Material
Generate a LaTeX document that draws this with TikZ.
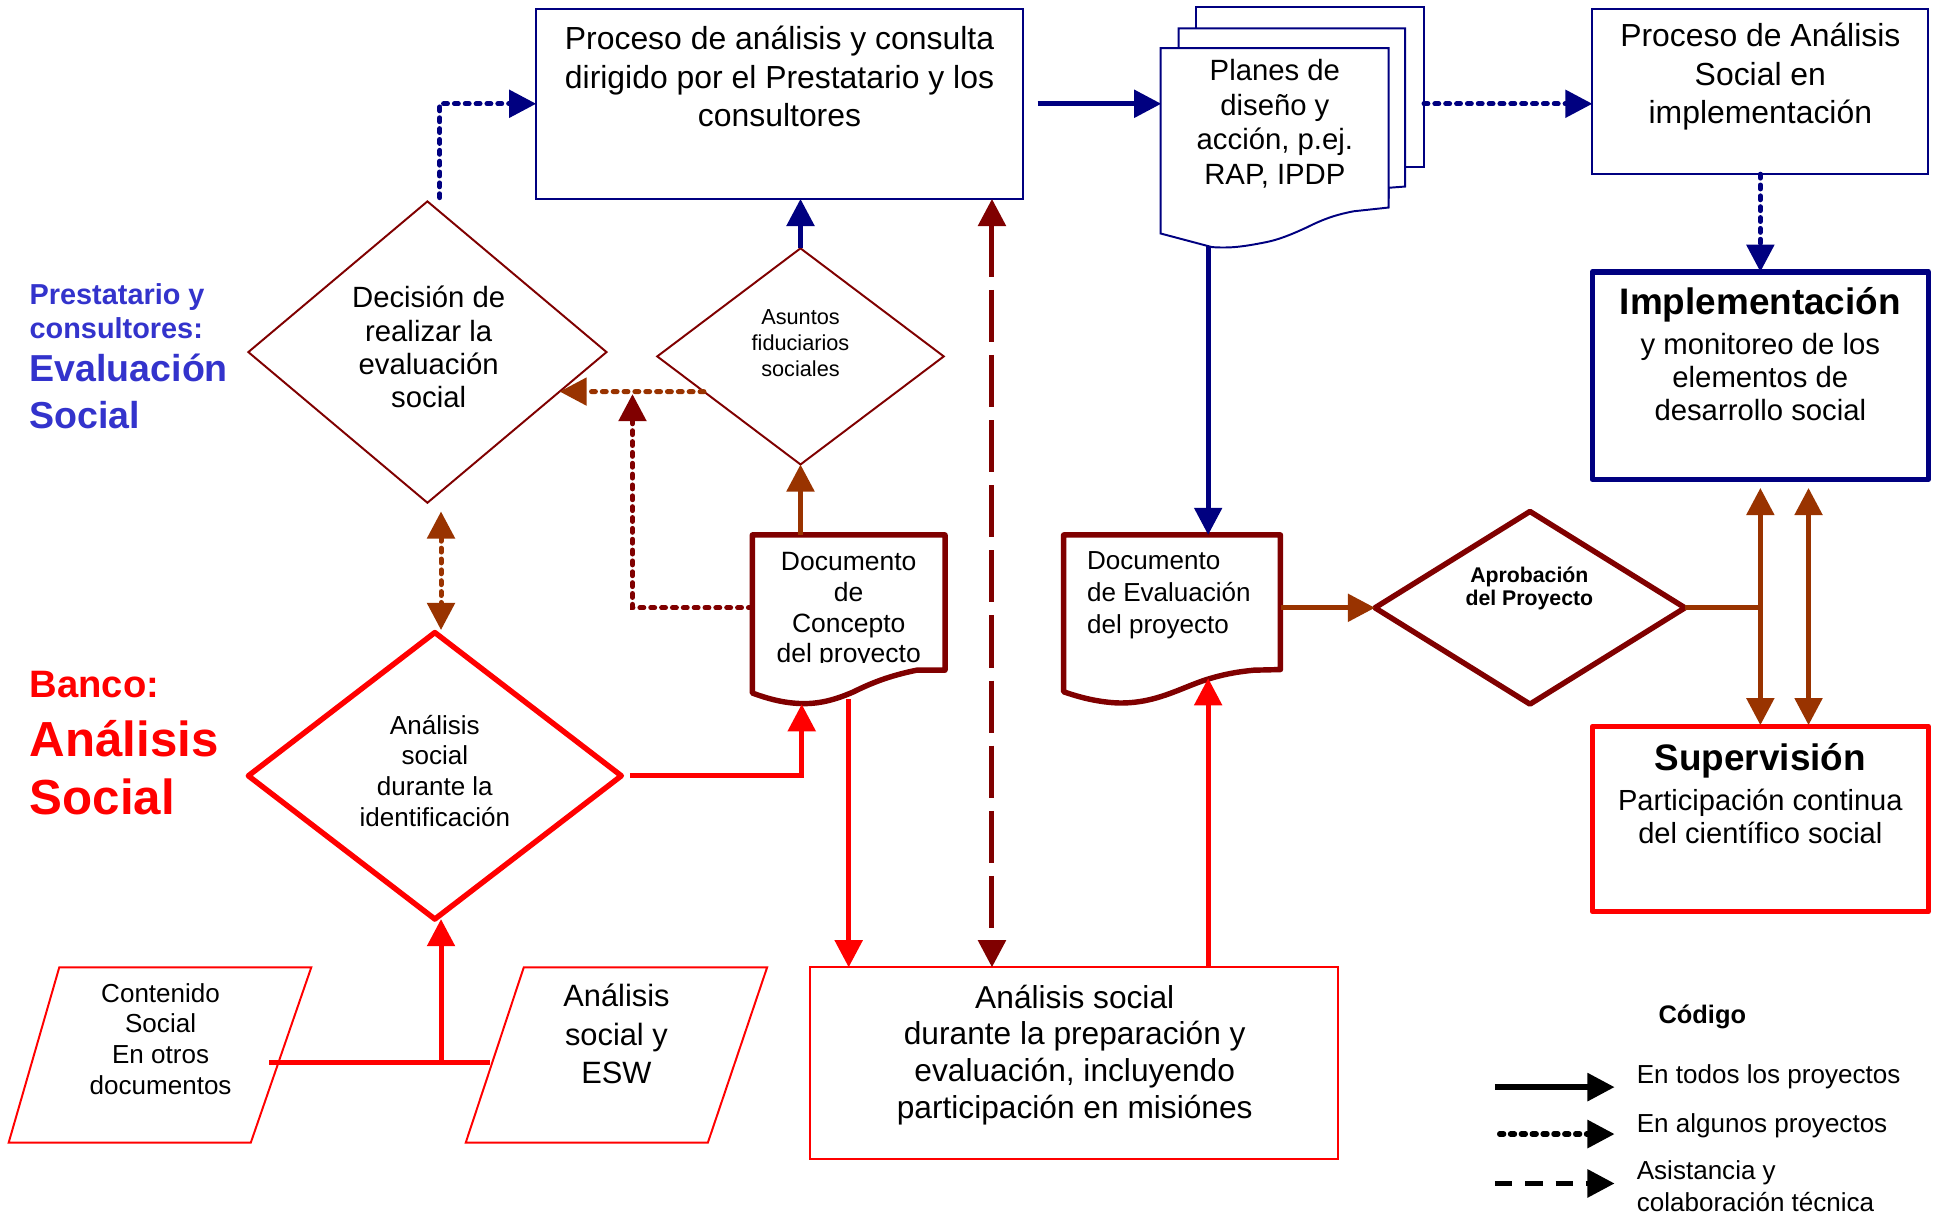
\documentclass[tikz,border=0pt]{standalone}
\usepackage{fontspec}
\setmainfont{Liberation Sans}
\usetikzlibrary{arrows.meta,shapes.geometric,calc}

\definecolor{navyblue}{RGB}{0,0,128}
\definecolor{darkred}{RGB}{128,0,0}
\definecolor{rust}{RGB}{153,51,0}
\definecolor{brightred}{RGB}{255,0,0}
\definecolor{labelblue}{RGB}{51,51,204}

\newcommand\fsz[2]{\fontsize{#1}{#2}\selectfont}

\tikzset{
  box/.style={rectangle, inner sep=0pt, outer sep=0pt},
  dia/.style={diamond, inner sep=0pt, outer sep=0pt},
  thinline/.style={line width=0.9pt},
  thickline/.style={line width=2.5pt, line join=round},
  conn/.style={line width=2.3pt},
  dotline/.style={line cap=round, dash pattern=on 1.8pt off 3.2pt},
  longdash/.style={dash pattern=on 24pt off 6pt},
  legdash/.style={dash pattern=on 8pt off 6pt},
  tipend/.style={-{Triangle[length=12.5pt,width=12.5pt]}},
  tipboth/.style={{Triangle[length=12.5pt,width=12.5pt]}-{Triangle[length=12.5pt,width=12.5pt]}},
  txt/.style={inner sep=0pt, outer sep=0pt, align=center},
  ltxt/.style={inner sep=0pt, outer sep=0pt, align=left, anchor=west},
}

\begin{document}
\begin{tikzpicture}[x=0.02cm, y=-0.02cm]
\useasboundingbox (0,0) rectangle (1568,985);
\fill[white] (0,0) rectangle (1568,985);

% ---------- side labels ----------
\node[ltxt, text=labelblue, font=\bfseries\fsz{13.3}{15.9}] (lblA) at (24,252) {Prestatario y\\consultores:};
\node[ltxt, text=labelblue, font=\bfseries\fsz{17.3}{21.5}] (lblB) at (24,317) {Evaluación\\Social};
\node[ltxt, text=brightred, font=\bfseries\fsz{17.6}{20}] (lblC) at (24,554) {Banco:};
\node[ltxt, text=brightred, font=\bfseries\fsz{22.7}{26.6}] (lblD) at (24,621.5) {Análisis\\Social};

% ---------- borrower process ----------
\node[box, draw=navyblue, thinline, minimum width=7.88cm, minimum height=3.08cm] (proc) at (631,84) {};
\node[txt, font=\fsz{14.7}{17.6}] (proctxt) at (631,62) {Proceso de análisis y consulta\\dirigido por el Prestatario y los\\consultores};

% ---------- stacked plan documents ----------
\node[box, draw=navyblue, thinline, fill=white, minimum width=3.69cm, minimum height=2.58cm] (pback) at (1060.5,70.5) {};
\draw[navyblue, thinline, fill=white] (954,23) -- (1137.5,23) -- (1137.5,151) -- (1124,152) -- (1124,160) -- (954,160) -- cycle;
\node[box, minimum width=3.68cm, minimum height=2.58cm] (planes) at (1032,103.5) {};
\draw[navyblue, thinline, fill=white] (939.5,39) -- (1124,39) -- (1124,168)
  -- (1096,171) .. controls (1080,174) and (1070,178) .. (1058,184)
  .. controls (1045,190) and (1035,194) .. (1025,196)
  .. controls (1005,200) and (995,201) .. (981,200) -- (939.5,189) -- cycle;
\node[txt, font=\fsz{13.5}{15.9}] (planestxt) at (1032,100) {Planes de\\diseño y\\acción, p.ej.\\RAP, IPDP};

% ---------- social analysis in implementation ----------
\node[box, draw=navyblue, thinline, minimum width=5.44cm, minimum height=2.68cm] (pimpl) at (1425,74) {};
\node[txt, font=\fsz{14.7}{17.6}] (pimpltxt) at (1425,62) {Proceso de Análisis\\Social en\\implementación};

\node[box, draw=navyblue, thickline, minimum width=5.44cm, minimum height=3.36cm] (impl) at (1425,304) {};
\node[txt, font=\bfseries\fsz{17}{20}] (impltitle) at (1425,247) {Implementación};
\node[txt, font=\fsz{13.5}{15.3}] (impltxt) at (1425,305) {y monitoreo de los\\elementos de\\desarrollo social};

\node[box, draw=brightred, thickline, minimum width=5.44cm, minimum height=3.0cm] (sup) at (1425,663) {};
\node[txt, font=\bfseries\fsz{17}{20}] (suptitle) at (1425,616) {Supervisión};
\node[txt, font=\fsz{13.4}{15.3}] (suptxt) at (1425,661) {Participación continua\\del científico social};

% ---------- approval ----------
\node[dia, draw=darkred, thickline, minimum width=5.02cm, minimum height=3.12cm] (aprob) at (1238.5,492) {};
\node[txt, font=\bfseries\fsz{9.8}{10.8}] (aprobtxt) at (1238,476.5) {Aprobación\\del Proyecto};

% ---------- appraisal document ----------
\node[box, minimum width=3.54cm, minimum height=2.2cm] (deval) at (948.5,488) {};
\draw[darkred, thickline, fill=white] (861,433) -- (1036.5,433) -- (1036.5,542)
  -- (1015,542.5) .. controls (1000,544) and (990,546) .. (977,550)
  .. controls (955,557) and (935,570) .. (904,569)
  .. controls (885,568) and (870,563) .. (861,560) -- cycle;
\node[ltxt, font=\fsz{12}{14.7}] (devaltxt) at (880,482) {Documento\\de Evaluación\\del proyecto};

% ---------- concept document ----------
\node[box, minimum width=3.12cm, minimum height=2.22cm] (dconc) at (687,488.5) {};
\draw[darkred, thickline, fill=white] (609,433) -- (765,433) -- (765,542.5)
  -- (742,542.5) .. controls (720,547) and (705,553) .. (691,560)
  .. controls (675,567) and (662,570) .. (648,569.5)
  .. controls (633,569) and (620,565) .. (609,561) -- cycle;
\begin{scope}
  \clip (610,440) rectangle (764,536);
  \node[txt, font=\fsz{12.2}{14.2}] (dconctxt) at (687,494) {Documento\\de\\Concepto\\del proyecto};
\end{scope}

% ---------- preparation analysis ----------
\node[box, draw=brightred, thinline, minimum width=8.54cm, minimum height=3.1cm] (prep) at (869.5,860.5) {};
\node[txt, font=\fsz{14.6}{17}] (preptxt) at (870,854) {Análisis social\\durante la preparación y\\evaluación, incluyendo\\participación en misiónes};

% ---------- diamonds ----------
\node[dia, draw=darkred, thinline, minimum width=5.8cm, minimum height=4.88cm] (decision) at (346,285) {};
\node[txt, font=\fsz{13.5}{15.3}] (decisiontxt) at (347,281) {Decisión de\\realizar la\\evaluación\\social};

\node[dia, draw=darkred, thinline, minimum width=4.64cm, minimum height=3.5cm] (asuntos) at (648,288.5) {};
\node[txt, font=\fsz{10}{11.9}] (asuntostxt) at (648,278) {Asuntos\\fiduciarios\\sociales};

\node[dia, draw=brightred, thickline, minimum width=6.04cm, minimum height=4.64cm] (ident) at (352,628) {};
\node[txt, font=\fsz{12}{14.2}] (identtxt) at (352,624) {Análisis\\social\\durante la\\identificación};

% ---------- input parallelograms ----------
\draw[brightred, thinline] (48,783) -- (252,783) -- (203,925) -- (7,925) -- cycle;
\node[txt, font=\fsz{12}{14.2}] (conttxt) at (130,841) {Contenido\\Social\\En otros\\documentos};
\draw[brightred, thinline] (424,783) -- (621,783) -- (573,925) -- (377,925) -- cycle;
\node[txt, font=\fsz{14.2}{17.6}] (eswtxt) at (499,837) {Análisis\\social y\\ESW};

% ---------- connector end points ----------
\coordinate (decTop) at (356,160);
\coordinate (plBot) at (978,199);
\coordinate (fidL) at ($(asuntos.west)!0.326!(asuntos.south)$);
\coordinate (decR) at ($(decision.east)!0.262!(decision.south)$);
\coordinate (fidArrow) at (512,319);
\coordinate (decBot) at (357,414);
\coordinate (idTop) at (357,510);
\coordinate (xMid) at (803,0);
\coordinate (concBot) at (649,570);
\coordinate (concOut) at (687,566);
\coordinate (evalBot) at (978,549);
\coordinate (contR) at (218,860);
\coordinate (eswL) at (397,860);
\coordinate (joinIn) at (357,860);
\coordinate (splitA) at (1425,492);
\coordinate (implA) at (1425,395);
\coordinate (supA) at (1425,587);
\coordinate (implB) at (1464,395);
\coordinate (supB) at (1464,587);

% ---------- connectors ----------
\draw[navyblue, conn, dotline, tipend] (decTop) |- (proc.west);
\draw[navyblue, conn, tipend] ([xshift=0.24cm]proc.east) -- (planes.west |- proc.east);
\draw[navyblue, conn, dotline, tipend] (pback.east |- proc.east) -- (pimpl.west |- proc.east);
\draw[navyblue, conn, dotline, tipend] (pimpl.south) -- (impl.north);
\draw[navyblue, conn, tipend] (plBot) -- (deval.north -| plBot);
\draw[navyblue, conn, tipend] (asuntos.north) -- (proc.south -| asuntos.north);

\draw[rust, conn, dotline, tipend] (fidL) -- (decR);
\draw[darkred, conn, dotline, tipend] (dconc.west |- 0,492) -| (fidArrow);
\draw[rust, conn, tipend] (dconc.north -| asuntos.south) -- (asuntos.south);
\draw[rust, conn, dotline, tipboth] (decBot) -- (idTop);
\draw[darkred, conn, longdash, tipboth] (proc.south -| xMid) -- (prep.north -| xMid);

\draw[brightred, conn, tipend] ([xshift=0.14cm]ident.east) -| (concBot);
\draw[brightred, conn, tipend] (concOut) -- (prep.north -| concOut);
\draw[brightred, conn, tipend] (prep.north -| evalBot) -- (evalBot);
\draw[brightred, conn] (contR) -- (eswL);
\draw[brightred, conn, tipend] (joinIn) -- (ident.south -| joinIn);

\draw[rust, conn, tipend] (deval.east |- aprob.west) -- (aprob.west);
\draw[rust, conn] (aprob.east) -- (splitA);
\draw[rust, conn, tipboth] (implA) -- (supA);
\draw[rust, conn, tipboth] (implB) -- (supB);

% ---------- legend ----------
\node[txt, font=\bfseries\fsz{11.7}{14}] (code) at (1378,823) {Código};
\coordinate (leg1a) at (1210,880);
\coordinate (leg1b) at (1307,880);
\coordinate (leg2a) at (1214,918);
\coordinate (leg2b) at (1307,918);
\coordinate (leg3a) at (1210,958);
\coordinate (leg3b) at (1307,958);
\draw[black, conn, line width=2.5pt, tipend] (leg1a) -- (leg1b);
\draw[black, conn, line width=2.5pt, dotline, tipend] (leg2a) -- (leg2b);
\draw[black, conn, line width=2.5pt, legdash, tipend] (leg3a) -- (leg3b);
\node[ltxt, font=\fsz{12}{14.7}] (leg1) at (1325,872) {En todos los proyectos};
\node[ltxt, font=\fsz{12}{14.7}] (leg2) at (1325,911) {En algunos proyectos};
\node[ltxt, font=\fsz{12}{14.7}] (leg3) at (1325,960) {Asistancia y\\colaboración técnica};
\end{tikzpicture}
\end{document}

What is expected
Copy nothing but the lines from the first one in the listing through the line with "(lblD) at (24,621.5)", and omit the pictures.

Exercise output
Generate a LaTeX document that draws this with TikZ.
\documentclass[tikz,border=0pt]{standalone}
\usepackage{fontspec}
\setmainfont{Liberation Sans}
\usetikzlibrary{arrows.meta,shapes.geometric,calc}

\definecolor{navyblue}{RGB}{0,0,128}
\definecolor{darkred}{RGB}{128,0,0}
\definecolor{rust}{RGB}{153,51,0}
\definecolor{brightred}{RGB}{255,0,0}
\definecolor{labelblue}{RGB}{51,51,204}

\newcommand\fsz[2]{\fontsize{#1}{#2}\selectfont}

\tikzset{
  box/.style={rectangle, inner sep=0pt, outer sep=0pt},
  dia/.style={diamond, inner sep=0pt, outer sep=0pt},
  thinline/.style={line width=0.9pt},
  thickline/.style={line width=2.5pt, line join=round},
  conn/.style={line width=2.3pt},
  dotline/.style={line cap=round, dash pattern=on 1.8pt off 3.2pt},
  longdash/.style={dash pattern=on 24pt off 6pt},
  legdash/.style={dash pattern=on 8pt off 6pt},
  tipend/.style={-{Triangle[length=12.5pt,width=12.5pt]}},
  tipboth/.style={{Triangle[length=12.5pt,width=12.5pt]}-{Triangle[length=12.5pt,width=12.5pt]}},
  txt/.style={inner sep=0pt, outer sep=0pt, align=center},
  ltxt/.style={inner sep=0pt, outer sep=0pt, align=left, anchor=west},
}

\begin{document}
\begin{tikzpicture}[x=0.02cm, y=-0.02cm]
\useasboundingbox (0,0) rectangle (1568,985);
\fill[white] (0,0) rectangle (1568,985);

% ---------- side labels ----------
\node[ltxt, text=labelblue, font=\bfseries\fsz{13.3}{15.9}] (lblA) at (24,252) {Prestatario y\\consultores:};
\node[ltxt, text=labelblue, font=\bfseries\fsz{17.3}{21.5}] (lblB) at (24,317) {Evaluación\\Social};
\node[ltxt, text=brightred, font=\bfseries\fsz{17.6}{20}] (lblC) at (24,554) {Banco:};
\node[ltxt, text=brightred, font=\bfseries\fsz{22.7}{26.6}] (lblD) at (24,621.5) {Análisis\\Social};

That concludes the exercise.